15.1 Backup Operations

The backup operations are the most frequently performed tasks by MySQL Enterprise Backup. Various kinds of backups can be performed by adding different options, like using --compress or --incremental for compressed or incremental backups. Here is the syntax for the mysqlbackup commands for performing a backup operation:

mysqlbackup [STD-OPTIONS]
            [CONNECTION-OPTIONS]
            [SERVER-REPOSITORY-OPTIONS]
            [BACKUP-REPOSITORY-OPTIONS]
            [METADATA-OPTIONS]
            [COMPRESSION-OPTIONS]
            [SPECIAL-BACKUP-TYPES-OPTIONS]
            [INCREMENTAL-BACKUP-OPTIONS]
            [PARTIAL-BACKUP-RESTORE-OPTIONS]
            [SINGLE-FILE-BACKUP-OPTIONS]
            [PERFORMANCE-SCALABILITY-CAPACITY-OPTIONS]            
            [MESSAGE-LOGGING-OPTIONS]
            [PROGRESS-REPORT-OPTIONS]
            [ENCRYPTION-OPTIONS]
            [CLOUD-STORAGE-OPTIONS]
            [ENCRYPTED-INNODB-OPTIONS]
            backup-to-image

mysqlbackup [STD-OPTIONS]
            [CONNECTION-OPTIONS]
            [SERVER-REPOSITORY-OPTIONS]
            [BACKUP-REPOSITORY-OPTIONS]
            [METADATA-OPTIONS]
            [COMPRESSION-OPTIONS]
            [SPECIAL-BACKUP-TYPES-OPTIONS]
            [INCREMENTAL-BACKUP-OPTIONS]
            [PARTIAL-BACKUP-RESTORE-OPTIONS]
            [PERFORMANCE-SCALABILITY-CAPACITY-OPTIONS]            
            [MESSAGE-LOGGING-OPTIONS]
            [PROGRESS-REPORT-OPTIONS]
            [ENCRYPTED-INNODB-OPTIONS]
            backup | backup-and-apply-log
  • backup-to-image

    Produces a single-file backup holding the backup data. In most cases, single-file backups are preferred over directory backups, which are created using the backup command.

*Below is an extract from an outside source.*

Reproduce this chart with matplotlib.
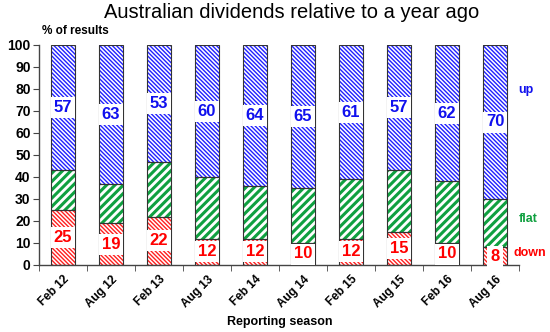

    The command requires the --backup-image option to specify the destination file. Can be used to stream the backup to a storage device or another system without ever storing the data on the database server. You can specify --backup-image=-, representing standard output, allowing the output to be piped to another command. To avoid mixing normal informational messages with backup output, the --help message, errors, alerts, and normal informational messages are always printed to standard error stream.

    The command also requires the use of the --backup-dir option to supply a temporary folder to save the backup metadata (including the mysqlbackup message log, the start and end LSN, and so on) and some temporary output. Note that, however, except when streaming the backup image with --backup-image=-, if --backup-image does not give a full path name, mysqlbackup will actually take the value of --backup-image as a path relative to the directory specified by --backup-dir, and thus store the single-file backup under --backup-dir (or, if the --with-timestamp option is used, under a subdirectory created under --backup-dir that bears the timestamp in its name).

  • backup

    Backs up data to a directory. In most cases, single-file backups, which are created using the backup-to-image command, are preferred over directory backups.

    The command only performs the initial phase of a complete backup process. The second phase is performed later by running mysqlbackup again with the apply-log command, which makes the backup consistent.

  • backup-and-apply-log

    A combination of backup and apply-log. It cannot be used for an incremental backup.